Sensory-information from the gastrointestinal tract modifies vagal control of gastrointestinal activity. We know that the nucleus of the solitary tract (NST) is the principle recipient of this sensory input, but we do not as yet know how the NST processes and transmits this essential information. NST neurons vary in size, shape, dendritic architecture, response properties and axonal projections. We believe that this functional and structural heterogeneity indicates different types of NST neurons serving different functions. The proposed studies are based on the following hypotheses: 1) NST neurons responsive to stimulation of duodenal or gastric mechano-, chemo - or osmoreceptors are functionally heterogeneous. Neurons can be classified as unimodal (cells with narrow breadth of tuning, i.e. respond to only one type of input from a single receptive field) or multimodal. This latter group can a) receive convergent information from stomach and duodenum (quality-specific) and/or b) receive more than one quality-specific type of information from the stomach or duodenum. For multimodal neurons, stimuli may have a similar effect on neuronal activity (nonspecific responders) or different effects (discriminators). 2) Morphological features are related to responsivity of NST neurons. Specifically, a) NST neurons that receive either duodenal or gastric stimuli alone have dendrites in the duodenal or gastric region of the NST only. Neurons expressing convergence either have dendrites in both regions or have dendritic arbors in the NST regions that receive primary vagal afferents from both the stomach and duodenum; b) Multimodal NST neurons have a different dendritic architecture than unimodal neurons.

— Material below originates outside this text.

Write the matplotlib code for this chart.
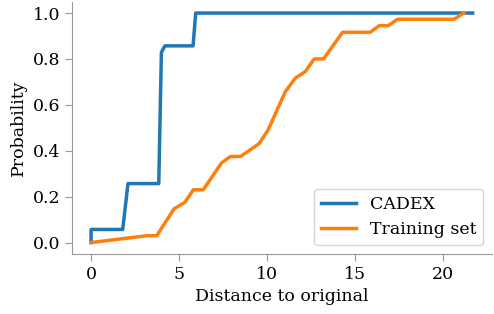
import matplotlib
matplotlib.use('Agg')
import matplotlib.pyplot as plt

# CADEX distances (cumulative share of examples)
cadex_x = [0, 0, 1.8, 2.1, 3.85, 4.0, 4.2, 5.8, 5.95, 21.7]
cadex_y = [0, 0.057, 0.057, 0.257, 0.257, 0.829, 0.857, 0.857, 1.0, 1.0]

# training set distances
train_x = [0, 3.2, 3.74, 4.72, 5.33, 5.82, 6.38, 7.42, 7.93, 8.5, 9.54, 10.05,
           11.05, 11.61, 12.18, 12.69, 13.22, 14.3, 15.86, 16.39, 16.9, 17.43,
           20.64, 21.19]
train_y = [0, 0.03, 0.03, 0.147, 0.175, 0.23, 0.23, 0.347, 0.375, 0.375, 0.43,
           0.488, 0.658, 0.716, 0.745, 0.8, 0.8, 0.916, 0.916, 0.945, 0.945,
           0.973, 0.973, 1.0]

plt.rcParams['font.family'] = 'DejaVu Serif'
plt.rcParams['font.size'] = 12.5

fig = plt.figure(figsize=(4.94, 3.14), dpi=100)
ax = fig.add_axes([0.1457, 0.191, 0.8503, 0.804])

ax.plot(cadex_x, cadex_y, color='#1f77b4', lw=2.5, label='CADEX')
ax.plot(train_x, train_y, color='#ff7f0e', lw=2.5, label='Training set')

ax.set_xlabel('Distance to original')
ax.set_ylabel('Probability')
ax.set_xticks([0, 5, 10, 15, 20])
ax.set_yticks([0, 0.2, 0.4, 0.6, 0.8, 1.0])
ax.set_xlim(-1.085, 22.8)
ax.set_ylim(-0.05, 1.05)

for s in ['top', 'right']:
    ax.spines[s].set_visible(False)
for s in ['left', 'bottom']:
    ax.spines[s].set_color('#999999')
ax.tick_params(color='#999999', length=5)

ax.legend(loc='lower right', fontsize=12.5)

fig.savefig('out.png', dpi=100)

Specific Aim 1 is designed to distinguish NST neurons by changes in neurophysiological activity (firing rate and pattern) in response to stimulation of gastric or duodenal mechano-, chemo- and osmoreceptors.
Specific Aim 2 proposes to determine the NST coordinates, soma size and shape, dendritic architecture and axonal projections of the physiologically-characterized NST neurons. We will use the intracellular injection of Neurobiotin to label individual physiologically-characterized NST neurons that respond to intestinal stimuli. Using computerized three-dimensional reconstruction techniques, we will determine the morphological characteristics which are correlated with specific physiological response properties. At the conclusion of the proposed funding period, we expect to have described the responsivity features that distinguish NST neurons and learn how sensory information is processed in the NST. We will have described the morphological characteristics of the physiologically characterized cells and identified structural features that correlate with function. Finally, we will have determined the destinations for quality-specific information. This information is necessary to understand the mechanisms by which the CNS control of gastrointestinal function is modulated by afferent input.